First, learn from the practice of establishing innovative engineering colleges in Europe and effectively integrate higher education, enterprises and research institutions around important areas of future development. Aiming at the key areas of China's next innovation and development stage, relying on the well-known university platform to establish the ‘China Institute of Innovation and Technology’ to form 10 knowledge and innovation communities (KICs). We need to achieve two goals: to gather global talents and use national and departmental projects to support mobile projects. This rapidly improves China's level in these key research areas. The second is to cultivate top entrepreneurial talents through entrepreneurship education and reform higher education courses and teaching models to drive higher education reform. In this way, it promotes the combination of theory and practice. Also play the role of the patent alliance as a link.
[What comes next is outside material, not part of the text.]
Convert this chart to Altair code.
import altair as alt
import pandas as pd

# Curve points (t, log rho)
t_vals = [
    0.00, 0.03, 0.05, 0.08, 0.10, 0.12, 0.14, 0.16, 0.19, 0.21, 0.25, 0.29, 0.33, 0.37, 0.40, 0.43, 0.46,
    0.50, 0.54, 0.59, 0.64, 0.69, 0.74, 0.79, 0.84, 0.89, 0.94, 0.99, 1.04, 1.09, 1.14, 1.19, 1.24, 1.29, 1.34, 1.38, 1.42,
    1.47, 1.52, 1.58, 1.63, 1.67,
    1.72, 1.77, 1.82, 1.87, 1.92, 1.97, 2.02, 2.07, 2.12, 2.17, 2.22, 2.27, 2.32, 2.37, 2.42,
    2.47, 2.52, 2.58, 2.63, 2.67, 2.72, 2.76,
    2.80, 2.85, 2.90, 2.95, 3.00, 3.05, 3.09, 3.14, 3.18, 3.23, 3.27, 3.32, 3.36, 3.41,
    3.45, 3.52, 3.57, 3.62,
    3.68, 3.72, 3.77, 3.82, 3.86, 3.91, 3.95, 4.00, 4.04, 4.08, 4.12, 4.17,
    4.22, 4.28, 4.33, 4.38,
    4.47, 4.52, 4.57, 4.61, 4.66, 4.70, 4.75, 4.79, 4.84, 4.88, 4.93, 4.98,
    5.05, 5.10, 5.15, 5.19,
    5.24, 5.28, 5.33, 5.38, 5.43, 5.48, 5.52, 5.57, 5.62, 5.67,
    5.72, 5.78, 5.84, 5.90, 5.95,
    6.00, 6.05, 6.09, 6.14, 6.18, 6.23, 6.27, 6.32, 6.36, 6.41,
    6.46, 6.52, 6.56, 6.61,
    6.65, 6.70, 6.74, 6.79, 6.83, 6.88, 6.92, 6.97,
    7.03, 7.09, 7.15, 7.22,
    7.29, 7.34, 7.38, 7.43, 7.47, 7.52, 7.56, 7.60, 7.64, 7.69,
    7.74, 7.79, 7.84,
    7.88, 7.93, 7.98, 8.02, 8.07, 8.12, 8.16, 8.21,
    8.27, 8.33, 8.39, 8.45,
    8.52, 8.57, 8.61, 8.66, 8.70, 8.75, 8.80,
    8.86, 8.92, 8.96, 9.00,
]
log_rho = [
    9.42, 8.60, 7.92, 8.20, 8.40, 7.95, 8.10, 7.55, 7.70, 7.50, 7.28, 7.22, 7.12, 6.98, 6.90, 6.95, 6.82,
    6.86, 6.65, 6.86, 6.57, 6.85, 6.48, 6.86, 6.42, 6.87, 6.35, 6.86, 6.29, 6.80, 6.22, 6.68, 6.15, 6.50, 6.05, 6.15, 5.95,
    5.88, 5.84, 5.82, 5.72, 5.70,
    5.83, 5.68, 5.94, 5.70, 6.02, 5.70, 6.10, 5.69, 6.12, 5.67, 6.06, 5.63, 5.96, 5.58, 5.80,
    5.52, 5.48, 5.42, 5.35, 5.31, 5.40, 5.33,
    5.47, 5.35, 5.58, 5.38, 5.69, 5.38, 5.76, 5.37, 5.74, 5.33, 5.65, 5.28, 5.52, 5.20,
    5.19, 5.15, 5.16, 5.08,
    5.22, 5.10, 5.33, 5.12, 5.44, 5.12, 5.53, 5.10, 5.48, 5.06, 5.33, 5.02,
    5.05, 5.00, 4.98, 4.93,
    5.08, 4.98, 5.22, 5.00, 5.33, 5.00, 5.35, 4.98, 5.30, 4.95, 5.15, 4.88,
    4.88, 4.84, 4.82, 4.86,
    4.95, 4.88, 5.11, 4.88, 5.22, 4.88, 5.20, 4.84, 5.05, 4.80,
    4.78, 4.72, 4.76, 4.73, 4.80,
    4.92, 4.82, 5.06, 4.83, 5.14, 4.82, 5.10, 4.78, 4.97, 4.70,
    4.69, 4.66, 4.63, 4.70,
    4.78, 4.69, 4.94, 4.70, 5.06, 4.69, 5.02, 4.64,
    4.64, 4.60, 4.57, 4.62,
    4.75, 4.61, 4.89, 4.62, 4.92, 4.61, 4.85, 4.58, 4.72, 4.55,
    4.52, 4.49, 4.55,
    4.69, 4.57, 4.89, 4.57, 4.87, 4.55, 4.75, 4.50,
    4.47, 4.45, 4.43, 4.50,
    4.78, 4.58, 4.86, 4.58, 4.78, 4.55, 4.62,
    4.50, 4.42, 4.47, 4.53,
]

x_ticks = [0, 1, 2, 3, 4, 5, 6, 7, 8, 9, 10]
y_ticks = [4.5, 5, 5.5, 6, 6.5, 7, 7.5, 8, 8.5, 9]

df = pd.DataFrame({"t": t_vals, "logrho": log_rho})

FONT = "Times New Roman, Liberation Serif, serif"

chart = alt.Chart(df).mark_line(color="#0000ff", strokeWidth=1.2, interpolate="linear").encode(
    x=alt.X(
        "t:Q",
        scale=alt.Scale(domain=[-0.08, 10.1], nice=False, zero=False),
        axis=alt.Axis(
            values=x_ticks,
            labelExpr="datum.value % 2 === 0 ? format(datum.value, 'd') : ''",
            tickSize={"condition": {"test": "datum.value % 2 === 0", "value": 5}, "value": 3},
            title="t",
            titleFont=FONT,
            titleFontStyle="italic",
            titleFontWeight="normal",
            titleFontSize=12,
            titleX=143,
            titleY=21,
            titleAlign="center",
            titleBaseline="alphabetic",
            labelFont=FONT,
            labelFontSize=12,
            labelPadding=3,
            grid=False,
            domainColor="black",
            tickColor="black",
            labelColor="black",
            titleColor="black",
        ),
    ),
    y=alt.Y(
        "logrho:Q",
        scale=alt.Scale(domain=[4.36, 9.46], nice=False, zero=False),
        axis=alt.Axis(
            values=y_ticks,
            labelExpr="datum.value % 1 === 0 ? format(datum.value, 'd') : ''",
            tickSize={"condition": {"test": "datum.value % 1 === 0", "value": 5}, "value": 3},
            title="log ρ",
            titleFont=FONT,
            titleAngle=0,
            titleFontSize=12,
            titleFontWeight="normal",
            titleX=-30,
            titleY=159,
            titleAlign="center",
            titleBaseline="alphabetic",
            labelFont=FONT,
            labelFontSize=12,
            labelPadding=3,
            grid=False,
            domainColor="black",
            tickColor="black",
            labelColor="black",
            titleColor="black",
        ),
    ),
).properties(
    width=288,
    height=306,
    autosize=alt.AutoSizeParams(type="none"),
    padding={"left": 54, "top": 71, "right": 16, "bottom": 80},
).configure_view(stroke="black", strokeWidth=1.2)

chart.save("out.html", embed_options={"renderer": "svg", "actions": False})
We need to use environmental synergy to drive the sharing of tacit knowledge. First, start the apprenticeship model among the innovative subjects, and promote the dissemination of knowledge among individuals by ‘passing and leading.’ Second, pay attention to the impact of uncoded knowledge on the collaborative innovation system, and create a soft and hard environment conducive to spreading tacit knowledge. In terms of the hard environment, it is necessary to create a good production and living environment for innovative people and provide more room for development. Create a slow culture in innovation resource clusters such as industrial, innovation and technology parks. High-end service carriers such as water bars, book bars, tea rooms, coffee houses, Internet bars and cultural salons provide innovative groups convenient for communication and leisure. A peaceful environment, industry associations, technology alliances, seminars, etc., can provide in-depth communication opportunities for innovative groups.